Comprehensive Metabolic Panel
Does this test have other names?
Metabolic panel, CMP, chem 12, chemistry panel, chemistry screen, (formerly SMAC, sequential multiple analyzer chemistry)
What is this test?
This test is a screening panel of 14 tests that look at your metabolism.
Your body gets energy from food through a process called metabolism. The tests in this panel help see how well your liver and kidneys are working. These are two major organs involved in metabolism.
These tests also measure your electrolyte and acid/base balance, your blood sugar, and your blood proteins. Electrolytes are mineral salts that help move nutrients into your cells and move waste products out of your cells. Electrolytes also help maintain your body's fluid and pH, or acidity, levels.
Most labs perform the same 14 tests, but these may be changed depending on what your doctor is looking for. They may also vary slightly between labs. The 14 tests that are included in most CMPs are:
Albumin, a liver protein
Alkaline phosphatase (ALP)
Alanine aminotransferase (ALT)
Aspartate aminotransferase (AST)
Blood urea nitrogen (BUN)
Carbon dioxide, an electrolyte
Chloride, an electrolyte
Potassium, an electrolyte
Sodium, an electrolyte
Why do I need this test?
You may have this test as part of a routine physical. You may also have this test done to check for kidney and liver diseases, as well as problems caused by diabetes.
If you take medicines for high blood pressure, or other medicines that can affect your kidneys or liver, you may also have this test done to check your kidney and liver function.
What other tests might I have along with this test?
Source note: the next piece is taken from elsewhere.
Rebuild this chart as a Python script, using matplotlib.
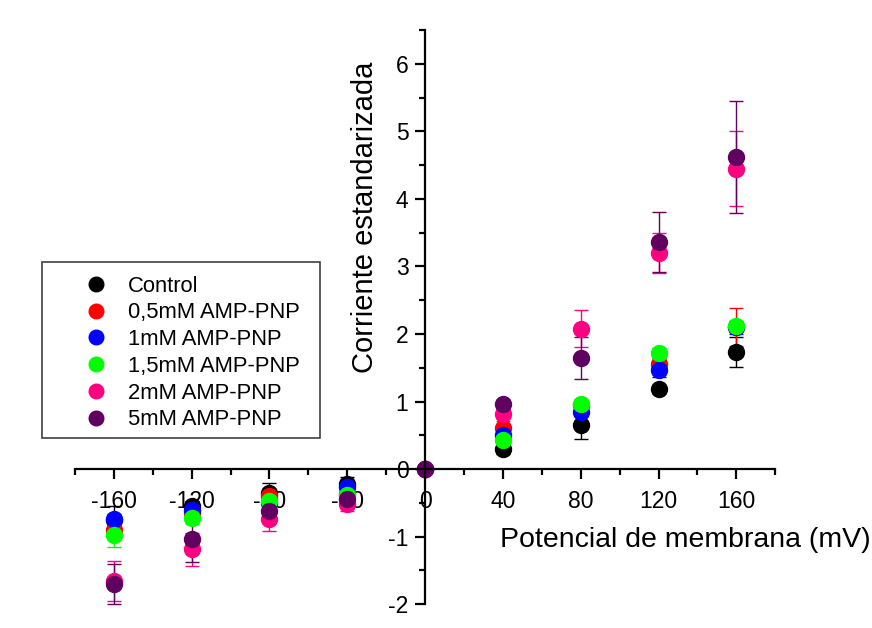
import matplotlib.pyplot as plt
import numpy as np
from matplotlib.ticker import MultipleLocator
from matplotlib.lines import Line2D
from matplotlib.patches import Rectangle

plt.rcParams['font.family'] = ['Liberation Sans', 'DejaVu Sans']
plt.rcParams['axes.unicode_minus'] = False

# membrane potential (mV)
voltage = [-160, -120, -80, -40, 0, 40, 80, 120, 160]

labels = ['Control', '0,5mM AMP-PNP', '1mM AMP-PNP',
          '1,5mM AMP-PNP', '2mM AMP-PNP', '5mM AMP-PNP']
colors = ['#000000', '#ff0000', '#0000ff', '#00ff00', '#ff0080', '#600060']

# standardized current
control = [-0.75, -0.55, -0.35, -0.22, 0, 0.30, 0.66, 1.18, 1.73]
amp_05 = [-0.90, -0.65, -0.40, -0.37, 0, 0.61, 0.95, 1.55, 2.10]
amp_1 = [-0.74, -0.60, -0.50, -0.27, 0, 0.50, 0.84, 1.47, 2.10]
amp_15 = [-0.97, -0.72, -0.47, -0.39, 0, 0.43, 0.97, 1.72, 2.12]
amp_2 = [-1.66, -1.19, -0.74, -0.52, 0, 0.81, 2.08, 3.20, 4.45]
amp_5 = [-1.70, -1.03, -0.62, -0.45, 0, 0.97, 1.65, 3.36, 4.62]

# error bars
control_err = [0.20, 0.08, 0.15, 0.10, 0, 0.07, 0.22, 0.05, 0.22]
amp_05_err = [0.10, 0.10, 0.07, 0.05, 0, 0.05, 0.08, 0.10, 0.28]
amp_1_err = [0.08, 0.08, 0.06, 0.05, 0, 0.10, 0.05, 0.10, 0.10]
amp_15_err = [0.18, 0.10, 0.06, 0.05, 0, 0.05, 0.05, 0.08, 0.08]
amp_2_err = [0.30, 0.25, 0.18, 0.10, 0, 0.10, 0.27, 0.30, 0.55]
amp_5_err = [0.30, 0.35, 0.10, 0.05, 0, 0.05, 0.31, 0.44, 0.83]

series = [control, amp_05, amp_1, amp_15, amp_2, amp_5]
errors = [control_err, amp_05_err, amp_1_err, amp_15_err, amp_2_err, amp_5_err]

fig = plt.figure(figsize=(8.72, 6.28), dpi=100)
ax = fig.add_axes([0.086, 0.038, 0.803, 0.914])

for vals, err, col in zip(series, errors, colors):
    ax.errorbar(voltage, vals, yerr=err, fmt='o', color=col, ms=11.5,
                ecolor=col, elinewidth=1, capsize=5, capthick=1,
                clip_on=False)

ax.set_xlim(-180, 180)
ax.set_ylim(-2, 6.5)

ax.spines['left'].set_position(('data', 0))
ax.spines['bottom'].set_position(('data', 0))
ax.spines['right'].set_visible(False)
ax.spines['top'].set_visible(False)
ax.spines['left'].set_linewidth(1.6)
ax.spines['bottom'].set_linewidth(1.6)

ax.xaxis.set_major_locator(MultipleLocator(40))
ax.xaxis.set_minor_locator(MultipleLocator(20))
ax.yaxis.set_major_locator(MultipleLocator(1))
ax.yaxis.set_minor_locator(MultipleLocator(0.5))
ax.tick_params(which='both', direction='out', width=1.6, labelsize=16.5)
ax.tick_params(which='major', length=7)
ax.tick_params(which='minor', length=4.5)
ax.tick_params(axis='x', which='major', pad=8)
ax.tick_params(axis='y', which='major', pad=5)

fig.text(0.419, 0.654, 'Corriente estandarizada', rotation=90,
         ha='center', va='center', fontsize=21)
fig.text(0.786, 0.14, 'Potencial de membrana (mV)',
         ha='center', va='center', fontsize=20.5)

# legend box drawn separately
box = Rectangle((0.0482, 0.3025), 0.3188, 0.2803, transform=fig.transFigure,
                facecolor='white', edgecolor='#404040', linewidth=1.2,
                zorder=4, clip_on=False)
ax.add_patch(box)

handles = [Line2D([], [], ls='none', marker='o', ms=10.5, color=c) for c in colors]
leg = ax.legend(handles, labels, loc='upper left',
                bbox_to_anchor=(85.0 / 872, 0.561),
                bbox_transform=fig.transFigure, fontsize=15.8,
                handletextpad=0.95, labelspacing=0.26, borderpad=0,
                handlelength=1.0, borderaxespad=0, frameon=False)
leg.set_zorder(6)

fig.savefig('out.png', dpi=100)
Your doctor may also order other tests to look at how well your liver and kidneys are working. These tests may include:
Gamma-glutamyl transpeptidase, or GGT
Your doctor may also order other blood tests to check for iron deficiency, anemia, and other disorders:
Complete blood count, or CBC
Serum iron level
What do my test results mean?
Many things may affect your lab test results. These include the method each lab uses to do the test. Even if your test results are different from the normal value, you may not have a problem. To learn what the results mean for you, talk with your health care provider.
Normal findings for the 14 tests are:
Albumin: 3.5 to 5.0 grams per deciliter (g/dL)
ALP: 30 to 120 international units/liter (IU/L)
ALT: 4 to 36 IU/L
AST: 0 to 35 IU/L
BUN: 10 to 20 milligram/per deciliter (mg/dL)
Calcium: 9.0 to 10.5 mg/dL
Carbon dioxide: 23 to 30 millimoles per liter (mmol/L)
Chloride: 96 to 106 mmol/L
Creatinine: 0.5 to 1.1 mg/dL (females), 0.6 to 1.2 mg/dL (males)
Glucose test: less than 110 mg/dL
Potassium test: 3.5 to 5.0 milliequivalents per liter (mEq/L)
Sodium: 136 to 145 mEq/L
Total bilirubin: 0.3 to 1.0 mg/dL
Total protein: 6.4 to 8.3 g/dL
If your results are abnormal or combinations of abnormal levels, it may mean you have problem, such as diabetes, liver disease, or kidney disease. You may need more tests to confirm or rule out specific diagnoses.
How is this test done?
The test requires a blood sample, which is drawn through a needle from a vein in your arm.
Does this test pose any risks?
Taking a blood sample with a needle carries risks that include bleeding, infection, bruising, or feeling dizzy. When the needle pricks your arm, you may feel a slight stinging sensation or pain. Afterward, the site may be slightly sore.
What might affect my test results?
Eating or exercising before the test can affect your results. Taking certain medications, including steroids, insulin, and hormones, also can affect your results.
If you are pregnant or dehydrated, your results may be affected.
How do I get ready for this test?
You should not eat or drink anything but water for 10 to 12 hours before this test. Don't exercise before the test. In addition, be sure your doctor knows about all medicines, herbs, vitamins, and supplements you are taking. This includes medicines that don't need a prescription and any illicit drugs you may use.